In his first point on appeal, defendant contends the trial court erred in not submitting to the jury an instruction on the lesser included offense of possession of marijuana. The court submitted only an instruction on the offense of sale of marijuana which carries a greater penalty than possession. § 195.200, RSMo. 1978 (current version at § 195.200, RSMo. Supp.1982).
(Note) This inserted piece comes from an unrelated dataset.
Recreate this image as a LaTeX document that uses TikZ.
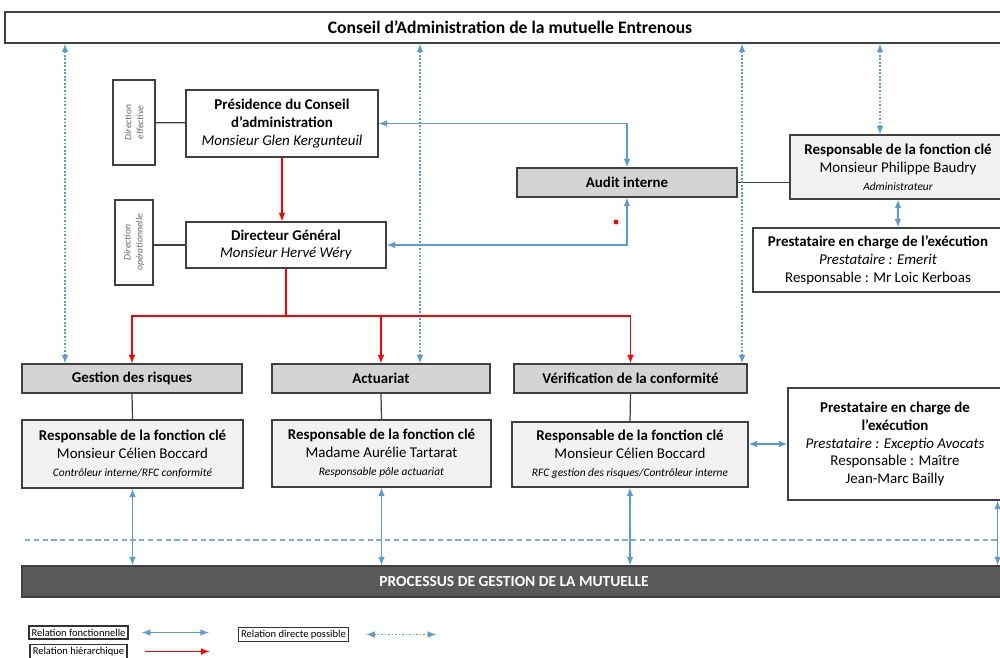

Defendant has not properly preserved this point for appeal. He failed to include the point in his motion for new trial as required by Rule 29.11(d), and he failed to set out the instruction in question in the argument portion of his brief as required by Rule 30.06(e). Therefore, the point is not subject to review. State v. Swink, 620 *341S.W.2d 63, 64 (Mo.App.1981); State v. Burnette, 549 S.W.2d 352, 353 (Mo.App.1977). Further, we find that defendant is entitled to no relief under the plain error doctrine set forth in Rule 30.20. In State v. Houston, 542 S.W.2d 85 (Mo.App.1976), faced with facts similar to the facts of this case, this court held that an instruction on possession was not required because “[t]here was no evidence by either the State or defendant from which the jury could find defendant’s offense was mere possession.” Id. at 87. The same is true in this case. Thus, the court’s failure to give the possession instruction was not error and certainly was not plain error.
In his second point on appeal, defendant argues there was insufficient evidence to show he had the required intent or that he aided or encouraged Henderson in committing the offense. We rule this point too against the defendant.
First, we note that defendant was not charged with aiding or abetting; he was charged with selling. Thus, there was no need to show he aided or encouraged Henderson to commit the offense. § 195.-010(30), RSMo. 1978 (current version at § 195.010(32), RSMo. Supp.1982) provides:
“Sale” includes barter, exchange, or gift or offer therefor, and each such transaction made by any person, whether as principal, proprietor, agent, servant or employee.
Therefore, proof that defendant acted either as the principal in the sale or as an agent for either the buyer or seller was sufficient to sustain his conviction for selling marijuana. State v. Miles, 599 S.W.2d 948, 950 (Mo.App.1980). Clearly, there was such proof.
Further, we find that there was sufficient evidence to support a finding that defendant had the requisite intent. Under § 562.021.2, RSMo. 1978, the culpable mental state required for selling a controlled substance “is established if a person acts purposely or knowingly or recklessly.” There was overwhelming undisputed evidence here that defendant acted purposely and knowingly. The officers asked him if he could get them a bag of marijuana. He responded in the affirmative. He took their money and in return gave them a bag of marijuana. Clearly, he had the requisite culpable mental state. He knowingly and purposely exchanged a bag of marijuana for $40.00.
Judgment affirmed.
CRANDALL, P.J., and CRIST, J., concur.